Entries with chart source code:

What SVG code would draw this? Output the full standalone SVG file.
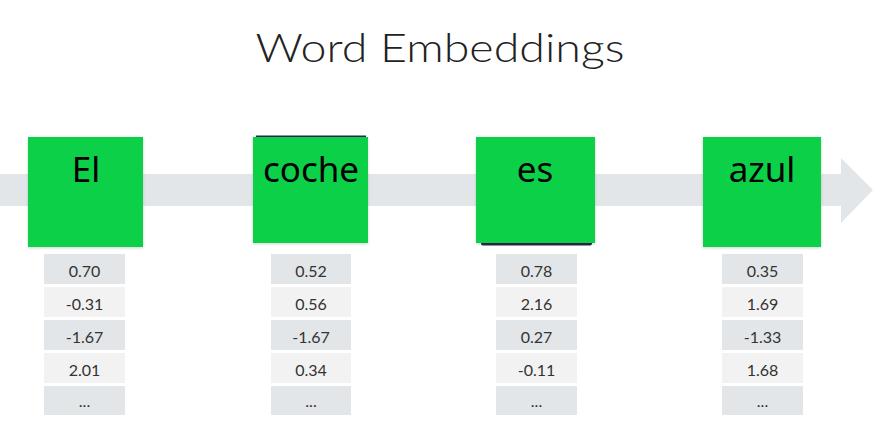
<svg xmlns="http://www.w3.org/2000/svg" width="885" height="440" viewBox="0 0 885 440">
  <defs>
    <filter id="sh" x="-10%" y="-10%" width="120%" height="125%">
      <feDropShadow dx="0" dy="1" stdDeviation="1.5" flood-color="#000" flood-opacity="0.18"/>
    </filter>
  </defs>
  <style>
    .title{font-family:"Lato","Noto Sans",sans-serif;font-weight:300;font-size:40px;fill:#222;}
    .word{font-family:"Noto Sans","Open Sans",sans-serif;font-size:35px;fill:#000;text-anchor:middle;}
    .box{fill:#11d048;filter:url(#sh);}
    .dark{fill:#e3e6e8;}
    .light{fill:#f2f2f2;}
    .num{font-family:"Lato","Noto Sans",sans-serif;font-size:16px;fill:#333;text-anchor:middle;}
  </style>
  <rect width="885" height="440" fill="#fff"/>
  <text class="title" x="440" y="62" text-anchor="middle" textLength="369" lengthAdjust="spacingAndGlyphs">Word Embeddings</text>

  <g id="connectors">
    <path d="M0,174 H841 V158 L873,190 L841,223 V206 H0 Z" fill="#e3e6e8"/>
  </g>

  <g id="node-el">
    <rect class="box" x="28" y="137" width="115" height="110"/>
    <text class="word" x="86" y="182">El</text>
  </g>
  <g id="node-coche">
    <rect x="256" y="135.5" width="110" height="3" fill="#2a2a4a"/>
    <rect class="box" x="253" y="137" width="115" height="106"/>
    <text class="word" x="311" y="182">coche</text>
  </g>
  <g id="node-es">
    <rect x="481" y="241" width="111" height="4.5" rx="2" fill="#2a2a4a"/>
    <rect class="box" x="476" y="137" width="119" height="106"/>
    <text class="word" x="535" y="182">es</text>
  </g>
  <g id="node-azul">
    <rect class="box" x="703" y="137" width="118" height="110"/>
    <text class="word" x="762" y="182">azul</text>
  </g>

  <g id="table-el">
    <rect class="dark" x="44" y="254" width="81" height="30"/>
    <rect class="light" x="44" y="287" width="81" height="30"/>
    <rect class="dark" x="44" y="320" width="81" height="30"/>
    <rect class="light" x="44" y="353" width="81" height="30"/>
    <rect class="dark" x="44" y="386" width="81" height="29"/>
    <text class="num" x="84.5" y="277">0.70</text>
    <text class="num" x="84.5" y="310">-0.31</text>
    <text class="num" x="84.5" y="343">-1.67</text>
    <text class="num" x="84.5" y="376">2.01</text>
    <text class="num" x="84.5" y="407">...</text>
  </g>
  <g id="table-coche">
    <rect class="dark" x="271" y="254" width="80" height="30"/>
    <rect class="light" x="271" y="287" width="80" height="30"/>
    <rect class="dark" x="271" y="320" width="80" height="30"/>
    <rect class="light" x="271" y="353" width="80" height="30"/>
    <rect class="dark" x="271" y="386" width="80" height="29"/>
    <text class="num" x="311" y="277">0.52</text>
    <text class="num" x="311" y="310">0.56</text>
    <text class="num" x="311" y="343">-1.67</text>
    <text class="num" x="311" y="376">0.34</text>
    <text class="num" x="311" y="407">...</text>
  </g>
  <g id="table-es">
    <rect class="dark" x="496" y="254" width="81" height="30"/>
    <rect class="light" x="496" y="287" width="81" height="30"/>
    <rect class="dark" x="496" y="320" width="81" height="30"/>
    <rect class="light" x="496" y="353" width="81" height="30"/>
    <rect class="dark" x="496" y="386" width="81" height="29"/>
    <text class="num" x="536.5" y="277">0.78</text>
    <text class="num" x="536.5" y="310">2.16</text>
    <text class="num" x="536.5" y="343">0.27</text>
    <text class="num" x="536.5" y="376">-0.11</text>
    <text class="num" x="536.5" y="407">...</text>
  </g>
  <g id="table-azul">
    <rect class="dark" x="722" y="254" width="81" height="30"/>
    <rect class="light" x="722" y="287" width="81" height="30"/>
    <rect class="dark" x="722" y="320" width="81" height="30"/>
    <rect class="light" x="722" y="353" width="81" height="30"/>
    <rect class="dark" x="722" y="386" width="81" height="29"/>
    <text class="num" x="762.5" y="277">0.35</text>
    <text class="num" x="762.5" y="310">1.69</text>
    <text class="num" x="762.5" y="343">-1.33</text>
    <text class="num" x="762.5" y="376">1.68</text>
    <text class="num" x="762.5" y="407">...</text>
  </g>
</svg>
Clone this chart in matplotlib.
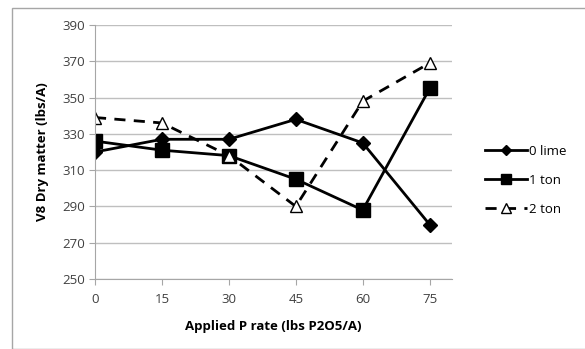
import matplotlib.pyplot as plt
from matplotlib.patches import Rectangle

# P rate (lbs P2O5/A) and V8 dry matter (lbs/A) for each lime rate
p_rate = [0, 15, 30, 45, 60, 75]
lime_0 = [320, 327, 327, 338, 325, 280]
ton_1 = [326, 321, 318, 305, 288, 355]
ton_2 = [339, 336, 318, 290, 348, 369]
y_ticks = [250, 270, 290, 310, 330, 350, 370, 390]

plt.rcParams['font.family'] = ['Open Sans', 'DejaVu Sans']

fig = plt.figure(figsize=(5.85, 3.49), dpi=100)
ax = fig.add_axes([0.1624, 0.2006, 0.6102, 0.7278])

# outer chart frame
fig.patches.append(Rectangle((12 / 585, 0.0), 1.2, 1 - 8 / 349, transform=fig.transFigure,
                             fill=False, edgecolor='#a6a6a6', linewidth=1.0))

ax.plot(p_rate, lime_0, color='black', linewidth=2, marker='D', markersize=7,
        markerfacecolor='black', label='0 lime')
ax.plot(p_rate, ton_1, color='black', linewidth=2, marker='s', markersize=10,
        markerfacecolor='black', label='1 ton')
ax.plot(p_rate, ton_2, color='black', linewidth=2, linestyle=(0, (4, 3)), marker='^',
        markersize=9, markerfacecolor='white', markeredgewidth=1, label='2 ton')

ax.set_xlim(0, 80)
ax.set_ylim(250, 390)
ax.set_xticks(p_rate)
ax.set_yticks(y_ticks)
ax.grid(axis='y', color='#bfbfbf', linewidth=1)
ax.set_axisbelow(True)

for side in ['top', 'right']:
    ax.spines[side].set_visible(False)
for side in ['left', 'bottom']:
    ax.spines[side].set_color('#a6a6a6')
ax.tick_params(axis='both', colors='#a6a6a6', labelcolor='#404040', labelsize=9.5, length=4)
ax.tick_params(axis='x', pad=6)

ax.set_xlabel('Applied P rate (lbs P2O5/A)', fontsize=9.5, fontweight='bold', labelpad=10)
ax.set_ylabel('V8 Dry matter (lbs/A)', fontsize=9.5, fontweight='bold', labelpad=9)

ax.legend(loc='center left', bbox_to_anchor=(1.058, 0.389), frameon=False, fontsize=9.5,
          handlelength=3.2, handletextpad=0.2, labelspacing=1.2, markerscale=0.75)

fig.savefig('out.png', dpi=100)
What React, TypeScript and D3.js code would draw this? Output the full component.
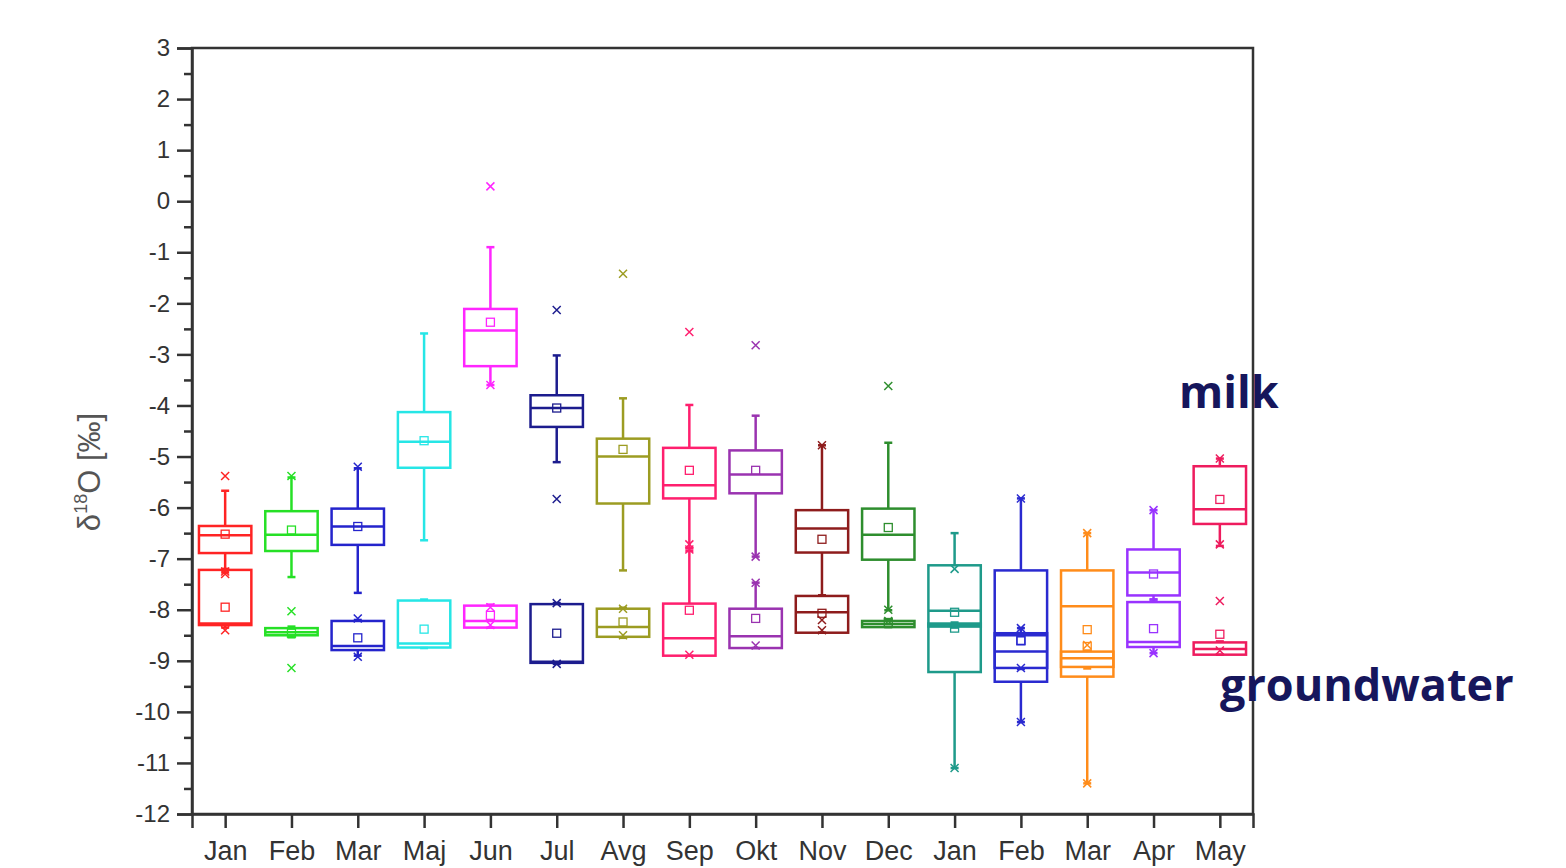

| WORK INSTRUCTIONS |
Return from the data every line that holds "would".

| WRITTEN REPLY |
What SVG code would draw this? Output the full standalone SVG file.
What React, TypeScript and D3.js code would draw this? Output the full component.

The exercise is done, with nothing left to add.